INSTRUCTION: Extract from the entries below, exactly as given, only the lines from the line containing "Recreate this image" to the line containing "const errR = 3.1e-7", both lines included.

RECORDS SUPPLIED:
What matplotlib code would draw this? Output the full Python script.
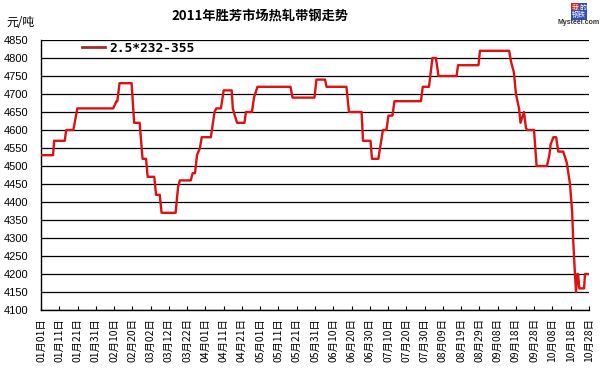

--

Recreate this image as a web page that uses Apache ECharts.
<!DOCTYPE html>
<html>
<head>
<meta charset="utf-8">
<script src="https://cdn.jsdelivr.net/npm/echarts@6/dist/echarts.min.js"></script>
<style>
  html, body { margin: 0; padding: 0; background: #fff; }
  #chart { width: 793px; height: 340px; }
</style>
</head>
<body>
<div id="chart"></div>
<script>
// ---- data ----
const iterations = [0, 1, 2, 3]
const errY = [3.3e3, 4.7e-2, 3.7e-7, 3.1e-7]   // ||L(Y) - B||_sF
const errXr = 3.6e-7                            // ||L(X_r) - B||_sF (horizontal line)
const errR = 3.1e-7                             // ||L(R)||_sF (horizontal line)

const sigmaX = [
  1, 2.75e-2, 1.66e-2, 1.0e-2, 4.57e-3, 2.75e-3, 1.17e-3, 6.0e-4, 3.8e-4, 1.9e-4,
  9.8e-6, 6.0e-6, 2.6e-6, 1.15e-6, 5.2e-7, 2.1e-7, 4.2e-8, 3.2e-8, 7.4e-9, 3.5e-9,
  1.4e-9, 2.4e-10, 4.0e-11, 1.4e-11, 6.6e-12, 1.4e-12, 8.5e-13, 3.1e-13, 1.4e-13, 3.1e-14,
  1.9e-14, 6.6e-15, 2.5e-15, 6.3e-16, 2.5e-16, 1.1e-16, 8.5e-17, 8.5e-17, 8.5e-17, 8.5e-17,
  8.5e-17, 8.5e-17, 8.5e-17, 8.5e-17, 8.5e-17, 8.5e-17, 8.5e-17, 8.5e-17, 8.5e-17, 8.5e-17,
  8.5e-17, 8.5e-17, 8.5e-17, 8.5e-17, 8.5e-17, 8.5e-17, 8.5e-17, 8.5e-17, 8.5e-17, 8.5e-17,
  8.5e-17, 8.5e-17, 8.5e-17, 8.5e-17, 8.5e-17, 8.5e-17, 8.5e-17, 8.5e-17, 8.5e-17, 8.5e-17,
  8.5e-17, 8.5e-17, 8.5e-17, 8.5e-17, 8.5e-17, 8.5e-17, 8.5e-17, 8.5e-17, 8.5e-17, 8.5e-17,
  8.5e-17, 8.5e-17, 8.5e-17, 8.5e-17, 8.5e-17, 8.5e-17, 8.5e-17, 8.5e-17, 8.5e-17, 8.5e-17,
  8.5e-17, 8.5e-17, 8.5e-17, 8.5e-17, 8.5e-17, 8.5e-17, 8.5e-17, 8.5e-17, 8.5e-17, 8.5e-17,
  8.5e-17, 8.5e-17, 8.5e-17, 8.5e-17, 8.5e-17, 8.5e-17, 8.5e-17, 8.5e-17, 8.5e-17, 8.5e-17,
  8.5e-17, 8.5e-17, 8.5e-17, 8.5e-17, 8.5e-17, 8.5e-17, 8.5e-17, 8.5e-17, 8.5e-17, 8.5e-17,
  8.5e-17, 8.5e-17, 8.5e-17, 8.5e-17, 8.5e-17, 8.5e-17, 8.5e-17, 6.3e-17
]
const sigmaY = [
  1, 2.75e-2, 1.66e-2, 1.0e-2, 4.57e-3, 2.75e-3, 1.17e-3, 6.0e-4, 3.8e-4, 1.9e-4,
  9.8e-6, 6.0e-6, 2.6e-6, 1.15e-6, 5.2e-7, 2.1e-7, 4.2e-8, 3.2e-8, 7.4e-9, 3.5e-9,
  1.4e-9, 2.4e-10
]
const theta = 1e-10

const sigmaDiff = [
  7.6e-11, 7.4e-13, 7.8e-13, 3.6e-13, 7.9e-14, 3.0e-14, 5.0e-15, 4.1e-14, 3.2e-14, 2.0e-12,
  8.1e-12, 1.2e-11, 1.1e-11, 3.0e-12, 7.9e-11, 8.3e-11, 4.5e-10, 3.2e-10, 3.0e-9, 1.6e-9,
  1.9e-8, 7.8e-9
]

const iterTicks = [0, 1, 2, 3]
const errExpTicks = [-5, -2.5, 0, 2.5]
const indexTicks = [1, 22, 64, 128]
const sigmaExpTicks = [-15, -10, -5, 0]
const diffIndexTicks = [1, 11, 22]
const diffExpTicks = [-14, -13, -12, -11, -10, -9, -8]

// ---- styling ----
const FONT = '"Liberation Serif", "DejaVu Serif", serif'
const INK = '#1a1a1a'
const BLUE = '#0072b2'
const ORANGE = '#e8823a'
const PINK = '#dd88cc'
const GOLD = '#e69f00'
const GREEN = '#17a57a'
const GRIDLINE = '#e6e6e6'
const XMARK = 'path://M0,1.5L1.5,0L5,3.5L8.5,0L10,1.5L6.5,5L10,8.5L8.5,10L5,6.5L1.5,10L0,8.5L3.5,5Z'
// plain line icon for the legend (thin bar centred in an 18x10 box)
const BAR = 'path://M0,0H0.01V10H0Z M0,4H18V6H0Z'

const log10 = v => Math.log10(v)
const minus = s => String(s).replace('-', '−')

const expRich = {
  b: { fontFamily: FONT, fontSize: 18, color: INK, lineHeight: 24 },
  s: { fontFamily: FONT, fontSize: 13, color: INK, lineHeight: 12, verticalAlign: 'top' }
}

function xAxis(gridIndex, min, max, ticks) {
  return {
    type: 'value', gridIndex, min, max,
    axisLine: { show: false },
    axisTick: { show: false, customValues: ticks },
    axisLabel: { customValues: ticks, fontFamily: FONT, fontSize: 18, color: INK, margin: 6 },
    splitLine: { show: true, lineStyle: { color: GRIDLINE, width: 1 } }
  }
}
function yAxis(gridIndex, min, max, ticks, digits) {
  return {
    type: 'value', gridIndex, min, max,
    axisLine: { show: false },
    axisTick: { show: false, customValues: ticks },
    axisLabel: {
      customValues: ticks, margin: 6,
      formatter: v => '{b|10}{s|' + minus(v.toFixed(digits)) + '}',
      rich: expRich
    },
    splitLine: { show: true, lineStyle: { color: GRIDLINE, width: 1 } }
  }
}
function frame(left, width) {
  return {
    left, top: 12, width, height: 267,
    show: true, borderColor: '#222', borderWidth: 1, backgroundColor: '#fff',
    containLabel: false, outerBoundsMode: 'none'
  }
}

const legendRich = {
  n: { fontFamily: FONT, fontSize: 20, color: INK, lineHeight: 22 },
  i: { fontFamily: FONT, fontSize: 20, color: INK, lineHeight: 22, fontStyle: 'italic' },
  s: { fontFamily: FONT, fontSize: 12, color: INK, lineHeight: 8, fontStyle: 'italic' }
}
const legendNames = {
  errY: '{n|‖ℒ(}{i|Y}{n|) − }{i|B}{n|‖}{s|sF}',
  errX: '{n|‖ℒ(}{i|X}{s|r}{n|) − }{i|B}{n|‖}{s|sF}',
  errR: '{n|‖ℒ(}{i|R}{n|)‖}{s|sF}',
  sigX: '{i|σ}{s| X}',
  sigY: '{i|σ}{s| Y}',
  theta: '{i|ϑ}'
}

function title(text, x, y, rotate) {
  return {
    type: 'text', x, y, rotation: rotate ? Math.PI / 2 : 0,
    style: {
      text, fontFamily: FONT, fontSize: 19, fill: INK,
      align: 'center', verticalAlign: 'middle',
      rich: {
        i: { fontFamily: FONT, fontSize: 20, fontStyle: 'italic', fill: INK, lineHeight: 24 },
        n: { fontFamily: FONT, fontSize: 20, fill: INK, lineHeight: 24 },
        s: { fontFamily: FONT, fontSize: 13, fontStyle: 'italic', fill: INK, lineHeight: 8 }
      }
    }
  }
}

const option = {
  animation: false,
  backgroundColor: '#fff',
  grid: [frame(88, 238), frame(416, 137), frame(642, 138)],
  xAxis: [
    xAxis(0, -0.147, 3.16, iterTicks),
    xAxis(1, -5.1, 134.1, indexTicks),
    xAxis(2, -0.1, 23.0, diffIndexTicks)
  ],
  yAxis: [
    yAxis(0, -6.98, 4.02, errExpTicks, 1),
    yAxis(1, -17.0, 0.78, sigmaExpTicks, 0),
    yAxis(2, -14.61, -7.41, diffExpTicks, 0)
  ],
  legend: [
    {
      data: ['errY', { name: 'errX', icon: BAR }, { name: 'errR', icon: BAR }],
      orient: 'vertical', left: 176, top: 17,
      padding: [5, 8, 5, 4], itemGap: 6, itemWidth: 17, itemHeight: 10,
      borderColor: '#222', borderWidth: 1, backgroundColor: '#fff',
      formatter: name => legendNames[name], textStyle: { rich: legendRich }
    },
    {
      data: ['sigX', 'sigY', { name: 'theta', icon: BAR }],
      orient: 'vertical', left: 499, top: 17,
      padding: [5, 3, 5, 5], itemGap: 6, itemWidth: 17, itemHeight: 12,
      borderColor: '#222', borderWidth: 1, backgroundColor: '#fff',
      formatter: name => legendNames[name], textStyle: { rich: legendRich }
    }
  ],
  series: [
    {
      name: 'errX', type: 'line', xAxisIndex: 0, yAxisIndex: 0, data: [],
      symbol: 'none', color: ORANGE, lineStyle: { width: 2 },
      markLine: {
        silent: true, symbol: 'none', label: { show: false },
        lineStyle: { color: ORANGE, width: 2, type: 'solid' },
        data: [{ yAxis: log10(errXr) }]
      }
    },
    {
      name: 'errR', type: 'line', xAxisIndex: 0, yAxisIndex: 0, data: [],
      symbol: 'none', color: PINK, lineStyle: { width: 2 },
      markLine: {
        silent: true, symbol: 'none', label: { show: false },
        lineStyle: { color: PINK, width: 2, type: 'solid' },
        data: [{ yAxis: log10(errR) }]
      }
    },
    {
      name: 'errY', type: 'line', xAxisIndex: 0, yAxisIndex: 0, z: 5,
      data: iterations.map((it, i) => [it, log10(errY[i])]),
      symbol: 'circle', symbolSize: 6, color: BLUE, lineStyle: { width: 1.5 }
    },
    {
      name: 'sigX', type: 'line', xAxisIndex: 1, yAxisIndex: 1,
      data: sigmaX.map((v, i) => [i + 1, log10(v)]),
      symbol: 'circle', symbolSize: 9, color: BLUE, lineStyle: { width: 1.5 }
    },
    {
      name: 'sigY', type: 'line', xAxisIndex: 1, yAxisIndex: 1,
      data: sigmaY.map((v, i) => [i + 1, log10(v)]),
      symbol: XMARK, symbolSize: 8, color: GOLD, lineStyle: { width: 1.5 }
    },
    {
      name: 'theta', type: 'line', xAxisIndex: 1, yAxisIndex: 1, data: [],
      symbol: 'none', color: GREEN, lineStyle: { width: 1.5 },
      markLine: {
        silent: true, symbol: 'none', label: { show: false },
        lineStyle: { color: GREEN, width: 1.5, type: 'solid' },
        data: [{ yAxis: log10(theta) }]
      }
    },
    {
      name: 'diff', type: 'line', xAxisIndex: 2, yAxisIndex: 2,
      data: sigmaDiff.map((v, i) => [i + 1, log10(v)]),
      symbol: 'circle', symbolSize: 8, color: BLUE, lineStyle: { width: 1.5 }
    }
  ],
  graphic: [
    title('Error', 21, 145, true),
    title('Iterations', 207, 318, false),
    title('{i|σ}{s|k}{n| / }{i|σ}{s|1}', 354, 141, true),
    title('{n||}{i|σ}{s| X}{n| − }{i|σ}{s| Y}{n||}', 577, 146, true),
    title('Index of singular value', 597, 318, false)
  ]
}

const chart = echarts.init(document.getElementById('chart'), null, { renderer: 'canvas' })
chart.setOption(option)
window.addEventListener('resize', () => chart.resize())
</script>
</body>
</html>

---

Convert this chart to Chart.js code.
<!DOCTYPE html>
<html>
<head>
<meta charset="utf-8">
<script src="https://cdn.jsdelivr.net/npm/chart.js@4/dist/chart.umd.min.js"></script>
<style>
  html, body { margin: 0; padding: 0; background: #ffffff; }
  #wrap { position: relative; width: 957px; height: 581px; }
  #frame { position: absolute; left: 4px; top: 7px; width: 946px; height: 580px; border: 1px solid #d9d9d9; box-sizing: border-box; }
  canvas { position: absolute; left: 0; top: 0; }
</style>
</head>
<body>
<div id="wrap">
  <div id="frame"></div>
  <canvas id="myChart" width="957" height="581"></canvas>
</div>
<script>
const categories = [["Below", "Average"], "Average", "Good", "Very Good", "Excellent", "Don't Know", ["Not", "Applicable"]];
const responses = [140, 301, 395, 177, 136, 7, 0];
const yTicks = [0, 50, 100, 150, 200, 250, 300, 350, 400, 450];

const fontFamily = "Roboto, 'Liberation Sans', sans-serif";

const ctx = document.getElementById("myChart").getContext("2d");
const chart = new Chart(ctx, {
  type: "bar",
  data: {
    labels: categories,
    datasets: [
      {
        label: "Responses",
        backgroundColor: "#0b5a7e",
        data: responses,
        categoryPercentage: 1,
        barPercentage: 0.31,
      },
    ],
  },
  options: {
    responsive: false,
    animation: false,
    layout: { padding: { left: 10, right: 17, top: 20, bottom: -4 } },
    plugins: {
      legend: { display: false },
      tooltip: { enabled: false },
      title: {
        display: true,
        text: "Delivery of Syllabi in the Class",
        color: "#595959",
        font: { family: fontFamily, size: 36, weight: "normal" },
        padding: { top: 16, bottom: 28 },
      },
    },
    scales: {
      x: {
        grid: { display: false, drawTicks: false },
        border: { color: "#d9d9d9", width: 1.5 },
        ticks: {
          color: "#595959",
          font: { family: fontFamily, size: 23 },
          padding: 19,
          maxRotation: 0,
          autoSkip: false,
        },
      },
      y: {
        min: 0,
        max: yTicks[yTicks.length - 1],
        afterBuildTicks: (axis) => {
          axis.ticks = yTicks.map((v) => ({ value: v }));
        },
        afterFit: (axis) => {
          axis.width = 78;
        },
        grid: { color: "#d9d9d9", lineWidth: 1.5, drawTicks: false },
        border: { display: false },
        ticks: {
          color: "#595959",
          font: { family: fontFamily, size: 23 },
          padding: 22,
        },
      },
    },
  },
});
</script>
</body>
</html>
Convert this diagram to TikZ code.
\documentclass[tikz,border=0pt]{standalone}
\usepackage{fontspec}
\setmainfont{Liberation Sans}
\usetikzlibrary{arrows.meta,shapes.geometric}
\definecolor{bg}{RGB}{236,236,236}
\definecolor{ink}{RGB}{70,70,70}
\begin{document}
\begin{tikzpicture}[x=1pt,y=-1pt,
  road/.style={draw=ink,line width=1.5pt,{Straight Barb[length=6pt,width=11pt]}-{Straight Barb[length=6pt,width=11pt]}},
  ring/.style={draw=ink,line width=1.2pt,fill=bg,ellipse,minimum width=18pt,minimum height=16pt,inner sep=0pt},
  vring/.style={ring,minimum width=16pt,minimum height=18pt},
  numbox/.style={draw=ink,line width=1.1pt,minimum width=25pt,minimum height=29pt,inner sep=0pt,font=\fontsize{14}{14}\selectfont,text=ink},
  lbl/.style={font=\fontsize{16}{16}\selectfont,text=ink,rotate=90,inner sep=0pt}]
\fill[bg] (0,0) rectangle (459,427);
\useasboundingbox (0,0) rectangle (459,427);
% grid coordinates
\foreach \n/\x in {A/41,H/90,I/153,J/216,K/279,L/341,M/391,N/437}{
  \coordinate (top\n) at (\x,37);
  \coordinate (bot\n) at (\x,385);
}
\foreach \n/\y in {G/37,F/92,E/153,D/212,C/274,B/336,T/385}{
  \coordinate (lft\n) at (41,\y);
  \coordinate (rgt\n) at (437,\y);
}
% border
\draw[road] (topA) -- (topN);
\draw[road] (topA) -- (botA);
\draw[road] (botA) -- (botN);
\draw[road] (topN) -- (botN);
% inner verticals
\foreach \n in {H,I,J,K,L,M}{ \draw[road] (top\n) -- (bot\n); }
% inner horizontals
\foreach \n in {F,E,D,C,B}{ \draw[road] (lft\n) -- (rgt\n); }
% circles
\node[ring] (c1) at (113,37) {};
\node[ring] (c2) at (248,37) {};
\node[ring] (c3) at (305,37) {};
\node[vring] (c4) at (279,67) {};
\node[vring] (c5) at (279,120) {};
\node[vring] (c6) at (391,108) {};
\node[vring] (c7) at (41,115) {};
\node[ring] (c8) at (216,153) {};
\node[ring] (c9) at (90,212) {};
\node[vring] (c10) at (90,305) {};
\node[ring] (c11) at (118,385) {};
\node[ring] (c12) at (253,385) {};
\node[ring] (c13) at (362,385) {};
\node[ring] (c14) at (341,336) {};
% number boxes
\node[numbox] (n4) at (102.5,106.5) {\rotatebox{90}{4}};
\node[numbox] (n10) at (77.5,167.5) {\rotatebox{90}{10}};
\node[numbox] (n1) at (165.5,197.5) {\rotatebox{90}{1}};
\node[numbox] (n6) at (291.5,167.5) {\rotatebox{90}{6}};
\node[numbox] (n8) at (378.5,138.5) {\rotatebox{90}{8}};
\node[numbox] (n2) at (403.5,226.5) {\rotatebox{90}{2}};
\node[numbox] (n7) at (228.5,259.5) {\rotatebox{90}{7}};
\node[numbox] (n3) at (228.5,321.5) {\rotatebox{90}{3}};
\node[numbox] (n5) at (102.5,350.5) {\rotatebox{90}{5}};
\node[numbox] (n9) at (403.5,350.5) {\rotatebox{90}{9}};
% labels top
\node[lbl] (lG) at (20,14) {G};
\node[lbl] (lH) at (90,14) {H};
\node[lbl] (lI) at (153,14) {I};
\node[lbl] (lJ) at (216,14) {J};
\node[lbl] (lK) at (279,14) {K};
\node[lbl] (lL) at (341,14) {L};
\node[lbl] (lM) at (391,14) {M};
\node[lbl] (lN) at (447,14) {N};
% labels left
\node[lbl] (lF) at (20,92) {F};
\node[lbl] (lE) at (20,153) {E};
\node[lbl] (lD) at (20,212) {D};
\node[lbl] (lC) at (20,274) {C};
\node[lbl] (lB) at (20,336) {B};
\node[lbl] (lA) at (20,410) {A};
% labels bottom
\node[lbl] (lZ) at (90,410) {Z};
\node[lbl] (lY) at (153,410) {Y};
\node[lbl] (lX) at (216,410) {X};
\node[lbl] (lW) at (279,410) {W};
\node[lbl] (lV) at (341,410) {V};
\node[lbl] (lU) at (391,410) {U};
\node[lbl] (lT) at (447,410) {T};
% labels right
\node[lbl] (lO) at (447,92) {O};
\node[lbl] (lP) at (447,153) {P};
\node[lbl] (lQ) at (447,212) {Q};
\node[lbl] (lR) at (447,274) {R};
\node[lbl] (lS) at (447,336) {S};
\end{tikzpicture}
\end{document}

FINAL ANSWER:
Recreate this image as a web page that uses Apache ECharts.
<!DOCTYPE html>
<html>
<head>
<meta charset="utf-8">
<script src="https://cdn.jsdelivr.net/npm/echarts@6/dist/echarts.min.js"></script>
<style>
  html, body { margin: 0; padding: 0; background: #fff; }
  #chart { width: 793px; height: 340px; }
</style>
</head>
<body>
<div id="chart"></div>
<script>
// ---- data ----
const iterations = [0, 1, 2, 3]
const errY = [3.3e3, 4.7e-2, 3.7e-7, 3.1e-7]   // ||L(Y) - B||_sF
const errXr = 3.6e-7                            // ||L(X_r) - B||_sF (horizontal line)
const errR = 3.1e-7                             // ||L(R)||_sF (horizontal line)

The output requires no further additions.